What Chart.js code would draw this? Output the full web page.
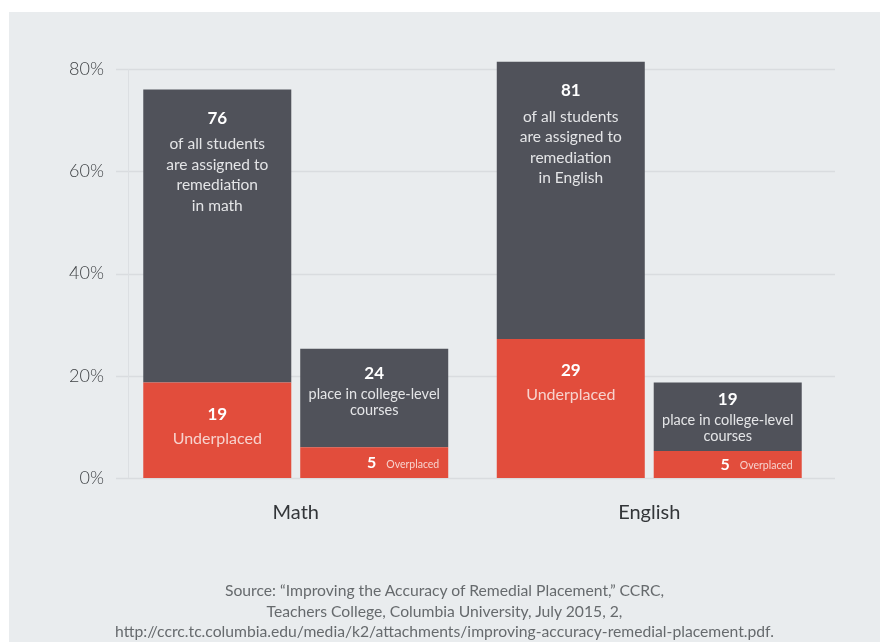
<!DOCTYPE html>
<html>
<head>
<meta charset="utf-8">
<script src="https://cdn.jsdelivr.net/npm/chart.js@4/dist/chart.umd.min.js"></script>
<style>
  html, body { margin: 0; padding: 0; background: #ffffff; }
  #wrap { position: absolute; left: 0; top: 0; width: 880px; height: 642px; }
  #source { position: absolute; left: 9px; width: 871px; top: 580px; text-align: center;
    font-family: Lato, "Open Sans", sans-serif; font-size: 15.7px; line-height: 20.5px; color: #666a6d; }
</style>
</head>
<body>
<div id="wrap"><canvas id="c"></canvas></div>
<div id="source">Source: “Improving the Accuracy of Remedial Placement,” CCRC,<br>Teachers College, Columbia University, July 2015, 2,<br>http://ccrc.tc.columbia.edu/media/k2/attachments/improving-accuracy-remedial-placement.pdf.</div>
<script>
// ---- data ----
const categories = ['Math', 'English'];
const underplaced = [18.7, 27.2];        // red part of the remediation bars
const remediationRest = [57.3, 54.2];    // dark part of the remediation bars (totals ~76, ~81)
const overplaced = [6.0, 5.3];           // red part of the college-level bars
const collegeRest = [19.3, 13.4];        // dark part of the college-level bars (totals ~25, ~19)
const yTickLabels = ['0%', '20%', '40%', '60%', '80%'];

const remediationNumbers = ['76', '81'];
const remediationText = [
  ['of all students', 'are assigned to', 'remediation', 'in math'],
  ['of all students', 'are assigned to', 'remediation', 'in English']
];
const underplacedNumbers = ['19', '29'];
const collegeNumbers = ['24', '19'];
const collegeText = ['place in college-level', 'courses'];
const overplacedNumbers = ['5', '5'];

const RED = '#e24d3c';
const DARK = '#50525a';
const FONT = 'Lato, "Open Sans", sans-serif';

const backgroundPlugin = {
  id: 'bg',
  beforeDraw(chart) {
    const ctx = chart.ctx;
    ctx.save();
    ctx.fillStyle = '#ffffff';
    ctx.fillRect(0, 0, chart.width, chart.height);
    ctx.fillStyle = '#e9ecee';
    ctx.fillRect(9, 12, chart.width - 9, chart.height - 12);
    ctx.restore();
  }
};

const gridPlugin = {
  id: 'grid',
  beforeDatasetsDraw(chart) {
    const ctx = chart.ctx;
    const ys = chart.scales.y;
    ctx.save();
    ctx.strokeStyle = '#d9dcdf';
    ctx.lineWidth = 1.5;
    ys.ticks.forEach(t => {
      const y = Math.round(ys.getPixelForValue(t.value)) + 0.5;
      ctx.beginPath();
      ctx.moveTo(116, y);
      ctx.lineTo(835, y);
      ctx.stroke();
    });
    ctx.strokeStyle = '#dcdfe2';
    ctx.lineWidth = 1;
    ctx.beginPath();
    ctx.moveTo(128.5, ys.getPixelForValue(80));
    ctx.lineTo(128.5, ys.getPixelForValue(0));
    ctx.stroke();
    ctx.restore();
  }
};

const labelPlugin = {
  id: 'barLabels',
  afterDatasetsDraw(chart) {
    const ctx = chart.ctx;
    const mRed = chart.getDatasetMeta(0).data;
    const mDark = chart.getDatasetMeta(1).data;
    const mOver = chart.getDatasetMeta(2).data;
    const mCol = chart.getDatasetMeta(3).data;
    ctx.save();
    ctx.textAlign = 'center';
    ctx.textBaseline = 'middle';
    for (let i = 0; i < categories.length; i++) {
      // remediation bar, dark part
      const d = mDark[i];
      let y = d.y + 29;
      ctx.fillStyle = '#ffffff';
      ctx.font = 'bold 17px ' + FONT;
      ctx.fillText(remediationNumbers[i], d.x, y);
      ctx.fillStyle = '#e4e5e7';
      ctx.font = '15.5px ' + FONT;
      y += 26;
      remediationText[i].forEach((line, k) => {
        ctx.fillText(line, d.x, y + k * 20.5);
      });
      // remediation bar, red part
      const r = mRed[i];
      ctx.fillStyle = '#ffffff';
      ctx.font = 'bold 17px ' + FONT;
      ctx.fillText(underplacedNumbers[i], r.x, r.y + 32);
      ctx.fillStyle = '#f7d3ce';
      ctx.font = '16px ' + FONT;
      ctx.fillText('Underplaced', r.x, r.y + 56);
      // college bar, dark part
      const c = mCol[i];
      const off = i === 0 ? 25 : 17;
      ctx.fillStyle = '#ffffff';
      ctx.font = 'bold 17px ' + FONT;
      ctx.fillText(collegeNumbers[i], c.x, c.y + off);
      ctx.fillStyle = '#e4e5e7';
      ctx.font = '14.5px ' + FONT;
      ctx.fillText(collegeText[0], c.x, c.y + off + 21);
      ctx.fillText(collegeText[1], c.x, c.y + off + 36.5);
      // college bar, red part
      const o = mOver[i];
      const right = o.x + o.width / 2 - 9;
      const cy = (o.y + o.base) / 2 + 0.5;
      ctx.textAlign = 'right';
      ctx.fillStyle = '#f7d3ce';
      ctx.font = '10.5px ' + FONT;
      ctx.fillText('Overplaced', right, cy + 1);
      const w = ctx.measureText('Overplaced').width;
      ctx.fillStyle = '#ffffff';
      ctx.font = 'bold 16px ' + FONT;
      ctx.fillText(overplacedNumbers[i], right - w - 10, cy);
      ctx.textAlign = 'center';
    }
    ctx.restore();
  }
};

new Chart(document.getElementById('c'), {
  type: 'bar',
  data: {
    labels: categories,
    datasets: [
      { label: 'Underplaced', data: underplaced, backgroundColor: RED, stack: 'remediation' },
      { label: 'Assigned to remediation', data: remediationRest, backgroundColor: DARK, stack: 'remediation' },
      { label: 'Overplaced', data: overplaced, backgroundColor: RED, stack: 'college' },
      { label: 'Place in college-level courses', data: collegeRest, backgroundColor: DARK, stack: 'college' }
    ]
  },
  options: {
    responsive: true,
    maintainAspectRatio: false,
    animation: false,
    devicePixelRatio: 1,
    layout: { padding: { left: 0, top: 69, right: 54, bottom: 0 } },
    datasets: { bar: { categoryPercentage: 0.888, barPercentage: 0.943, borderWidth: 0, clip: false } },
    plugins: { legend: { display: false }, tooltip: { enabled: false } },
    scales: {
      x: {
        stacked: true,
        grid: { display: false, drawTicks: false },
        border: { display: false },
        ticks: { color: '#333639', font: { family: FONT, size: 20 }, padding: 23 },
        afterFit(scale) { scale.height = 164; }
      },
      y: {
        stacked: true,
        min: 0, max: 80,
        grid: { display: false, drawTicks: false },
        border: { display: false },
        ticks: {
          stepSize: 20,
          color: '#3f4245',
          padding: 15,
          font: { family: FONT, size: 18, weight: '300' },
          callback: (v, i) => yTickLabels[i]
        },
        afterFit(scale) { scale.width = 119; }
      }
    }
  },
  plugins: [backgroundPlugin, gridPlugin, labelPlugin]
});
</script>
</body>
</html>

──────

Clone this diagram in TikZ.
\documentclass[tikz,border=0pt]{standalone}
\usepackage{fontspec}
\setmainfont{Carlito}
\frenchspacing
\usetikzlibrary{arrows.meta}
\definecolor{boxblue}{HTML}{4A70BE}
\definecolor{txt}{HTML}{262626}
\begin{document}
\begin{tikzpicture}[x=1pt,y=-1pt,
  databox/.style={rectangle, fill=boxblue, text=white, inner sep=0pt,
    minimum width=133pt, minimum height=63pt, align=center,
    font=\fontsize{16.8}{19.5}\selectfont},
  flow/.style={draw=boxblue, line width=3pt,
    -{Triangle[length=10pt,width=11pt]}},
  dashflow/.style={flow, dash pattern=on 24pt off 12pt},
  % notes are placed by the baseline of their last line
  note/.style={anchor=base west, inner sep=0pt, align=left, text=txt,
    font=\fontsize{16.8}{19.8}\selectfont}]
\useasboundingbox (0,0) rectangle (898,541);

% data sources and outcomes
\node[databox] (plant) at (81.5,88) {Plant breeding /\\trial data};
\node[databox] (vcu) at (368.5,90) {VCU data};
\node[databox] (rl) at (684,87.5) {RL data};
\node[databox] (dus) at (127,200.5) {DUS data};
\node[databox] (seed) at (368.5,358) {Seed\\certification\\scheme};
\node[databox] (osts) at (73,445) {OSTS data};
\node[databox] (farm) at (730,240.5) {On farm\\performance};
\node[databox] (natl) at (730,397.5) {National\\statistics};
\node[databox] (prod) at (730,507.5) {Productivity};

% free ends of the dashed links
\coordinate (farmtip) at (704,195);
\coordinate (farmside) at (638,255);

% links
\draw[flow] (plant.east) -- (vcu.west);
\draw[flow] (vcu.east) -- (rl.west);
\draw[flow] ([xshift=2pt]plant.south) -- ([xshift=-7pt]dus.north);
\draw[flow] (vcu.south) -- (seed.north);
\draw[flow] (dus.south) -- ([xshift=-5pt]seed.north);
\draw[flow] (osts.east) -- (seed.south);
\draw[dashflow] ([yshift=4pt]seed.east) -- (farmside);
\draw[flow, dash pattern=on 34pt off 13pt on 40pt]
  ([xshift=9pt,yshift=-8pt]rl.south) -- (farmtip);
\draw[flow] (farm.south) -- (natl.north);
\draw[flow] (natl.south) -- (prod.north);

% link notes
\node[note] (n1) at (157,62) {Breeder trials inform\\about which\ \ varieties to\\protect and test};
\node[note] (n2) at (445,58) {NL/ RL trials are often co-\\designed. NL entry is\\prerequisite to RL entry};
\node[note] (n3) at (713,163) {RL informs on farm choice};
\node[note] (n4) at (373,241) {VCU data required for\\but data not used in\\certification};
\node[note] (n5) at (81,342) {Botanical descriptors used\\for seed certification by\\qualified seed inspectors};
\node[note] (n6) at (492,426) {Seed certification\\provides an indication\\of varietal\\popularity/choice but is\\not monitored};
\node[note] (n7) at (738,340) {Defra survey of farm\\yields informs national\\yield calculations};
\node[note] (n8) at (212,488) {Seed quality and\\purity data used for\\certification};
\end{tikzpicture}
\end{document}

──────

--- THE EXERCISE ---
Transcribe word for word the lines from the one holding "Clone this diagram in TikZ." through the one holding "(natl.south) -- (prod.north);". Include both, and add nothing.

--- RESULT ---
Clone this diagram in TikZ.
\documentclass[tikz,border=0pt]{standalone}
\usepackage{fontspec}
\setmainfont{Carlito}
\frenchspacing
\usetikzlibrary{arrows.meta}
\definecolor{boxblue}{HTML}{4A70BE}
\definecolor{txt}{HTML}{262626}
\begin{document}
\begin{tikzpicture}[x=1pt,y=-1pt,
  databox/.style={rectangle, fill=boxblue, text=white, inner sep=0pt,
    minimum width=133pt, minimum height=63pt, align=center,
    font=\fontsize{16.8}{19.5}\selectfont},
  flow/.style={draw=boxblue, line width=3pt,
    -{Triangle[length=10pt,width=11pt]}},
  dashflow/.style={flow, dash pattern=on 24pt off 12pt},
  % notes are placed by the baseline of their last line
  note/.style={anchor=base west, inner sep=0pt, align=left, text=txt,
    font=\fontsize{16.8}{19.8}\selectfont}]
\useasboundingbox (0,0) rectangle (898,541);

% data sources and outcomes
\node[databox] (plant) at (81.5,88) {Plant breeding /\\trial data};
\node[databox] (vcu) at (368.5,90) {VCU data};
\node[databox] (rl) at (684,87.5) {RL data};
\node[databox] (dus) at (127,200.5) {DUS data};
\node[databox] (seed) at (368.5,358) {Seed\\certification\\scheme};
\node[databox] (osts) at (73,445) {OSTS data};
\node[databox] (farm) at (730,240.5) {On farm\\performance};
\node[databox] (natl) at (730,397.5) {National\\statistics};
\node[databox] (prod) at (730,507.5) {Productivity};

% free ends of the dashed links
\coordinate (farmtip) at (704,195);
\coordinate (farmside) at (638,255);

% links
\draw[flow] (plant.east) -- (vcu.west);
\draw[flow] (vcu.east) -- (rl.west);
\draw[flow] ([xshift=2pt]plant.south) -- ([xshift=-7pt]dus.north);
\draw[flow] (vcu.south) -- (seed.north);
\draw[flow] (dus.south) -- ([xshift=-5pt]seed.north);
\draw[flow] (osts.east) -- (seed.south);
\draw[dashflow] ([yshift=4pt]seed.east) -- (farmside);
\draw[flow, dash pattern=on 34pt off 13pt on 40pt]
  ([xshift=9pt,yshift=-8pt]rl.south) -- (farmtip);
\draw[flow] (farm.south) -- (natl.north);
\draw[flow] (natl.south) -- (prod.north);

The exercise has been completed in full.